* [TASK INSTRUCTIONS] Can you output, word for word, the lines between the one holding "Output the web" and the one holding "for (let d = 1; d < 1000;", inclusive, leaving out any pictures?

[Rows from a dataset of charts and code]
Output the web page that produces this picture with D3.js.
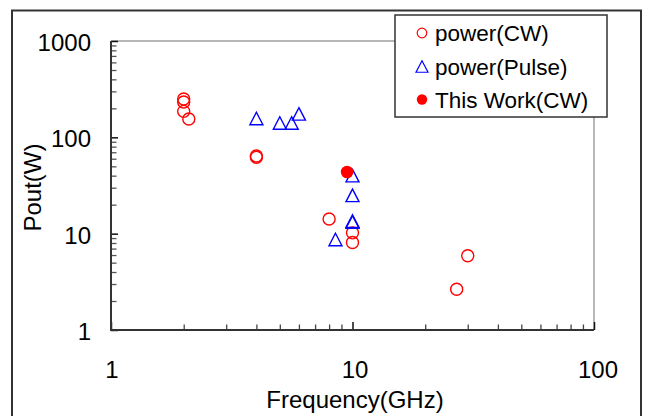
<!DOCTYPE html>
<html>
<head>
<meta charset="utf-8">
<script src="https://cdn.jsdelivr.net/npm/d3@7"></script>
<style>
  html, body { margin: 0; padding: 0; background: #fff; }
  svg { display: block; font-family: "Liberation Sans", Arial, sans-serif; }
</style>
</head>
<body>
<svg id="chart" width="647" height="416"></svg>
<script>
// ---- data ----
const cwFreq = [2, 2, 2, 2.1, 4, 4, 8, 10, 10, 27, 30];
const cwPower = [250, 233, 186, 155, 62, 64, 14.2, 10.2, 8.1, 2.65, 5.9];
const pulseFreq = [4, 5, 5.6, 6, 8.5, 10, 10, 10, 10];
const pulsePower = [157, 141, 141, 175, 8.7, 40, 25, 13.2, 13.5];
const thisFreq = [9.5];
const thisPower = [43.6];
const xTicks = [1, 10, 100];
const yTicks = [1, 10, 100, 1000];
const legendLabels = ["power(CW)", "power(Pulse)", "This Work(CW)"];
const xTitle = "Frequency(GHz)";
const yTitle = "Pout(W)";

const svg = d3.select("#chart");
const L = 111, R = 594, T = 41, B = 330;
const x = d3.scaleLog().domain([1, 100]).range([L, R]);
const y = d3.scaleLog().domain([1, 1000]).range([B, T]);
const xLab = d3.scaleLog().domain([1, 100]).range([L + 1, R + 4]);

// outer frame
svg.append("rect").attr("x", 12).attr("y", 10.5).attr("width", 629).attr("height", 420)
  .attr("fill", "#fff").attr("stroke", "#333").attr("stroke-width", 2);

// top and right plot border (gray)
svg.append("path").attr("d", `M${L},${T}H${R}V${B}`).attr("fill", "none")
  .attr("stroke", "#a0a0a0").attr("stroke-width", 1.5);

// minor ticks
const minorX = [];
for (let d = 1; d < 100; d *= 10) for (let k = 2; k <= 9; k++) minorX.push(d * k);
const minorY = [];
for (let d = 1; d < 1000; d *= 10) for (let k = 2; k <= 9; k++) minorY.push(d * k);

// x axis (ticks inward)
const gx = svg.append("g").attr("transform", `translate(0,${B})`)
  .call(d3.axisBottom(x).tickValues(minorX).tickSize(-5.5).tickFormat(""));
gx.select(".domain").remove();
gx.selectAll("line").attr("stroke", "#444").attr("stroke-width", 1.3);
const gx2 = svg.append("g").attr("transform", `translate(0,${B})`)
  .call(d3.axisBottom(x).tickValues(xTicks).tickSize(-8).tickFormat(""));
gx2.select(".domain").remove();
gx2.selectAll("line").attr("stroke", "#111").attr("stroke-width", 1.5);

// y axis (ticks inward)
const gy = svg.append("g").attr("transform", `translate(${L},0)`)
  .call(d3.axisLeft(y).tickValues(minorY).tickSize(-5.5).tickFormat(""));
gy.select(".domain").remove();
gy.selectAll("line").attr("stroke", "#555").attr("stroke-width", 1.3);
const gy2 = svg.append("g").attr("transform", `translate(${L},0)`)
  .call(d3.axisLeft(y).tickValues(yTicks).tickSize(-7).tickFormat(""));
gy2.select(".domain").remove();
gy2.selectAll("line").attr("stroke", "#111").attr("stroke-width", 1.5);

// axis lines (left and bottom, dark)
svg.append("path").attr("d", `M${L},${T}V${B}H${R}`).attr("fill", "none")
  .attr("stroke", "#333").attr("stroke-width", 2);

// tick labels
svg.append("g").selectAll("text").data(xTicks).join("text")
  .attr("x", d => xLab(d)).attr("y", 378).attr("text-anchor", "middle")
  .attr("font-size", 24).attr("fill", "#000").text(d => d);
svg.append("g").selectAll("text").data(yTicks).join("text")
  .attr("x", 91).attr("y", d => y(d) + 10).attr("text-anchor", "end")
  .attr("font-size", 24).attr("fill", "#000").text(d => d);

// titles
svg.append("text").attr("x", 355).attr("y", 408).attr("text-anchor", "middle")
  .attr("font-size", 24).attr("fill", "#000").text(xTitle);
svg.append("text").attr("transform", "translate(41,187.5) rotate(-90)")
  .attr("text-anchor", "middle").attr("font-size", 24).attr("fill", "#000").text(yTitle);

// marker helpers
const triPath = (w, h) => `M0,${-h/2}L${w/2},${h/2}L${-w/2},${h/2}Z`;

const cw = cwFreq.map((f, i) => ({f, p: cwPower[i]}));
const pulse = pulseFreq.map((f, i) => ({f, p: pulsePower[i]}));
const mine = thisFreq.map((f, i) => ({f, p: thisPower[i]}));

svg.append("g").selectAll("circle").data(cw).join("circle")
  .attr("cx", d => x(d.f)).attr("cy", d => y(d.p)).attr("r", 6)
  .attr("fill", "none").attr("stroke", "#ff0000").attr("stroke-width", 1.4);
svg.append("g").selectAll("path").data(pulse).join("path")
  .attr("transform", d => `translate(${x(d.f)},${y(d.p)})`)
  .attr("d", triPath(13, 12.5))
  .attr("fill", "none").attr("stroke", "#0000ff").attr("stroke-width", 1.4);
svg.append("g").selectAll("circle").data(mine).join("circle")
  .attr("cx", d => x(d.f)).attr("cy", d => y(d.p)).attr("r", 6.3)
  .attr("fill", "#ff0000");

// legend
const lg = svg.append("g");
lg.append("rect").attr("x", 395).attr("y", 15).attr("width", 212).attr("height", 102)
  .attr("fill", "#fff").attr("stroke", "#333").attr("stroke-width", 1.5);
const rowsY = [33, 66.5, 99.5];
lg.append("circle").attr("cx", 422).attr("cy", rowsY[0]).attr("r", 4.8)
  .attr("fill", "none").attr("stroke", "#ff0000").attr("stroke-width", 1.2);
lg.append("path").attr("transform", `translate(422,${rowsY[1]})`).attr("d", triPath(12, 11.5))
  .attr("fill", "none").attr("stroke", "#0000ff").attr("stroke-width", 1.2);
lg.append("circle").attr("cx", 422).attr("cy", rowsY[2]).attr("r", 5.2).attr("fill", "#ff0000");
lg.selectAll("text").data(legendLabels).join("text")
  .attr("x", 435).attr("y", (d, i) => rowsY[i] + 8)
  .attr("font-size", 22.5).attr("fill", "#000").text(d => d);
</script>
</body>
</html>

--

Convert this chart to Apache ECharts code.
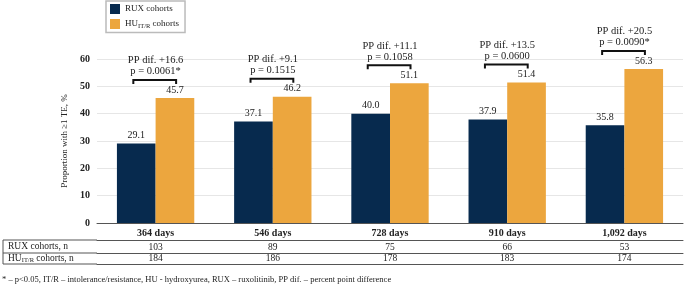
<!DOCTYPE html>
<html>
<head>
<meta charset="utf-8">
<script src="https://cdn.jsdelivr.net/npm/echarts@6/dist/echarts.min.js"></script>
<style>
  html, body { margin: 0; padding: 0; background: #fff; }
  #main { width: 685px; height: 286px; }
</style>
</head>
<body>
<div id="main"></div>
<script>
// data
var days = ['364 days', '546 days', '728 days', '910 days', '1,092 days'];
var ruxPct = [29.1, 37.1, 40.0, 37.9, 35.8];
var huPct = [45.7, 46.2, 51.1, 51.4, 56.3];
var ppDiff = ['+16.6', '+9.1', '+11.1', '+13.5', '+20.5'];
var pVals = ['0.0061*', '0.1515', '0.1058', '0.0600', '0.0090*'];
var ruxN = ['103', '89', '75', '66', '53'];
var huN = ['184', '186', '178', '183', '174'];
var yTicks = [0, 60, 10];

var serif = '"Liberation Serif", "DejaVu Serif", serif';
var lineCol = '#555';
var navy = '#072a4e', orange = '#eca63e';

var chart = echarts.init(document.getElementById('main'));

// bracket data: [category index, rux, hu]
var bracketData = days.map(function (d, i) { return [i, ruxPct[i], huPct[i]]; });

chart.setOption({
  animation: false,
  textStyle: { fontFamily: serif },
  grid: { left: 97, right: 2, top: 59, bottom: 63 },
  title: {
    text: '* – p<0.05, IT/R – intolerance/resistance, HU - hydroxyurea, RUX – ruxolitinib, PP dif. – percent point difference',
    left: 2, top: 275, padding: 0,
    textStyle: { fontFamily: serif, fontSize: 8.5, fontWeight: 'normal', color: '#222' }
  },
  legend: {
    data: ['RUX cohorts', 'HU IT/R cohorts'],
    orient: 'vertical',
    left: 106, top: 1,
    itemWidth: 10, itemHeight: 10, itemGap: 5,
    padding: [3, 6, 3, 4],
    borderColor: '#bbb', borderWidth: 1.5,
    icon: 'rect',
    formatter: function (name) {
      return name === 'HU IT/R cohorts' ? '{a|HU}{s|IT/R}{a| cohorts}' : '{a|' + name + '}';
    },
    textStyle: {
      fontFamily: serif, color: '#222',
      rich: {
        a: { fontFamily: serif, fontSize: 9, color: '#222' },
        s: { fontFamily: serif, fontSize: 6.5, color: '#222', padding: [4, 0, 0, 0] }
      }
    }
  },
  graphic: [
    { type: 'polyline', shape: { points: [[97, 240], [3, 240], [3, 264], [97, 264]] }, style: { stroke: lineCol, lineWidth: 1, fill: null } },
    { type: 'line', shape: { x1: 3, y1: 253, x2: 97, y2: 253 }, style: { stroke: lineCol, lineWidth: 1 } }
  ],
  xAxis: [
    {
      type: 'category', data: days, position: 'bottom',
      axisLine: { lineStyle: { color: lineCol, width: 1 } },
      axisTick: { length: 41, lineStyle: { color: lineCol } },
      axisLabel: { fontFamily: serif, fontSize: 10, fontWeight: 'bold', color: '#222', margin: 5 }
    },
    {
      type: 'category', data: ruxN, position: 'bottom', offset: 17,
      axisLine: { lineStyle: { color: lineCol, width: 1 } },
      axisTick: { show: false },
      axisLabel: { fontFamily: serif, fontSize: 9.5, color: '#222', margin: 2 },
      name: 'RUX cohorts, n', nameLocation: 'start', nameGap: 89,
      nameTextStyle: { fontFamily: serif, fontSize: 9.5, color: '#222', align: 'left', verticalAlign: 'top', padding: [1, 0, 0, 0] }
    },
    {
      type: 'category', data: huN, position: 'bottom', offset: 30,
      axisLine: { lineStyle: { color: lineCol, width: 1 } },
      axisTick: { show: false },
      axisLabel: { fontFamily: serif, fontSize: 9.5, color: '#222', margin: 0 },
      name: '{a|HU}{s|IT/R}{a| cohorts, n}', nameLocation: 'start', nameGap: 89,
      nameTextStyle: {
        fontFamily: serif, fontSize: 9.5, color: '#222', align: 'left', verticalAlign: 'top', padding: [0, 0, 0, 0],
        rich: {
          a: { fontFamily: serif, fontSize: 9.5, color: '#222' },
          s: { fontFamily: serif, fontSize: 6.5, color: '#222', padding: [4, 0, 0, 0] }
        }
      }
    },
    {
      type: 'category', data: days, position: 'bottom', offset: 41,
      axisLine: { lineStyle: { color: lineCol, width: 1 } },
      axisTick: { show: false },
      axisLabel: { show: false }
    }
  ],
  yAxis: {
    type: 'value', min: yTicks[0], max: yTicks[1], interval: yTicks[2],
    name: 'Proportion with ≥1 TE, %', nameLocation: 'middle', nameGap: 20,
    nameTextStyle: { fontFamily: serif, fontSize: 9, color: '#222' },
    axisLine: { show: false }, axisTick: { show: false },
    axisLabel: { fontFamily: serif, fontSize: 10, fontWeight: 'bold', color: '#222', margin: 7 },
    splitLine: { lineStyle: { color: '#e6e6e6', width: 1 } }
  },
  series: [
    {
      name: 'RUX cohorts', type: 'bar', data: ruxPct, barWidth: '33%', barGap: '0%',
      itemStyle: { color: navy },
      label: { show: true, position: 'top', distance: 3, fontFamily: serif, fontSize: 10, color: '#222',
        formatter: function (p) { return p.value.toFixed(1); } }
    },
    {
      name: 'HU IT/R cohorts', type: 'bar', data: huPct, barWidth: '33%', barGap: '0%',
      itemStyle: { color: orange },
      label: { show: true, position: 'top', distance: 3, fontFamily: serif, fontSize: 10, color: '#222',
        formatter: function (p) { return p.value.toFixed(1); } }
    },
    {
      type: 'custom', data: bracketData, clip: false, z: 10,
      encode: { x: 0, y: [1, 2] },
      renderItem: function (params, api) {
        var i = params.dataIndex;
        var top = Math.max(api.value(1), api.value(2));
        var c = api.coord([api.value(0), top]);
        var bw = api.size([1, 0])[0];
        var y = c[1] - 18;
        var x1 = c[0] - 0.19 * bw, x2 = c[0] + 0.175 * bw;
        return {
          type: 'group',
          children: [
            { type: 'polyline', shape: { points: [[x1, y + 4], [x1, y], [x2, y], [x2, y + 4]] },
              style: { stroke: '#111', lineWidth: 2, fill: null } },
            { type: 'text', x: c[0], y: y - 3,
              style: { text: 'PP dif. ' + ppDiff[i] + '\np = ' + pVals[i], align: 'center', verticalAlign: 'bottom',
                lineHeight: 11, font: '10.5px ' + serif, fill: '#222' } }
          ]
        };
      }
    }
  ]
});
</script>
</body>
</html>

---

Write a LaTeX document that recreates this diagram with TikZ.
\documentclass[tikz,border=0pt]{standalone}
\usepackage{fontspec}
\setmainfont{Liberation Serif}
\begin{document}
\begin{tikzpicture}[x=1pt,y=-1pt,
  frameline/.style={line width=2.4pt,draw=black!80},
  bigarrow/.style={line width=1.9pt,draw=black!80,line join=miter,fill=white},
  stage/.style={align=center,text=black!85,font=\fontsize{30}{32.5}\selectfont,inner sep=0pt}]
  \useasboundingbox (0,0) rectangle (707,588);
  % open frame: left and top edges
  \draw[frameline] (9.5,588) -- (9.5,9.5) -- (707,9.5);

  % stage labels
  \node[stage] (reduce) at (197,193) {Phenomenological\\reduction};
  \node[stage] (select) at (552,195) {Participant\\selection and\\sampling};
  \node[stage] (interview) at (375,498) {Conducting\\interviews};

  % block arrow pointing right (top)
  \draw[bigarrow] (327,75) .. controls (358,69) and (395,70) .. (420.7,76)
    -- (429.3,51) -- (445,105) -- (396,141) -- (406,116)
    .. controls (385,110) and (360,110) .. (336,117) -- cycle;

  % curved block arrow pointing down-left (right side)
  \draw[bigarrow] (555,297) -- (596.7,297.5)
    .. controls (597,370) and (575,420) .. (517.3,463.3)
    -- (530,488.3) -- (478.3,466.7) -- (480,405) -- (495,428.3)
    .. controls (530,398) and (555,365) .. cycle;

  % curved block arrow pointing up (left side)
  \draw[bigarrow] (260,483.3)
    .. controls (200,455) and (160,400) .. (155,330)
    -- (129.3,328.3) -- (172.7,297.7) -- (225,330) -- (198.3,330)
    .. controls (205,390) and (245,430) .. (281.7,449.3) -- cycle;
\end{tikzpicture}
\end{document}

* [EXPECTED ANSWER]
Output the web page that produces this picture with D3.js.
<!DOCTYPE html>
<html>
<head>
<meta charset="utf-8">
<script src="https://cdn.jsdelivr.net/npm/d3@7"></script>
<style>
  html, body { margin: 0; padding: 0; background: #fff; }
  svg { display: block; font-family: "Liberation Sans", Arial, sans-serif; }
</style>
</head>
<body>
<svg id="chart" width="647" height="416"></svg>
<script>
// ---- data ----
const cwFreq = [2, 2, 2, 2.1, 4, 4, 8, 10, 10, 27, 30];
const cwPower = [250, 233, 186, 155, 62, 64, 14.2, 10.2, 8.1, 2.65, 5.9];
const pulseFreq = [4, 5, 5.6, 6, 8.5, 10, 10, 10, 10];
const pulsePower = [157, 141, 141, 175, 8.7, 40, 25, 13.2, 13.5];
const thisFreq = [9.5];
const thisPower = [43.6];
const xTicks = [1, 10, 100];
const yTicks = [1, 10, 100, 1000];
const legendLabels = ["power(CW)", "power(Pulse)", "This Work(CW)"];
const xTitle = "Frequency(GHz)";
const yTitle = "Pout(W)";

const svg = d3.select("#chart");
const L = 111, R = 594, T = 41, B = 330;
const x = d3.scaleLog().domain([1, 100]).range([L, R]);
const y = d3.scaleLog().domain([1, 1000]).range([B, T]);
const xLab = d3.scaleLog().domain([1, 100]).range([L + 1, R + 4]);

// outer frame
svg.append("rect").attr("x", 12).attr("y", 10.5).attr("width", 629).attr("height", 420)
  .attr("fill", "#fff").attr("stroke", "#333").attr("stroke-width", 2);

// top and right plot border (gray)
svg.append("path").attr("d", `M${L},${T}H${R}V${B}`).attr("fill", "none")
  .attr("stroke", "#a0a0a0").attr("stroke-width", 1.5);

// minor ticks
const minorX = [];
for (let d = 1; d < 100; d *= 10) for (let k = 2; k <= 9; k++) minorX.push(d * k);
const minorY = [];
for (let d = 1; d < 1000; d *= 10) for (let k = 2; k <= 9; k++) minorY.push(d * k);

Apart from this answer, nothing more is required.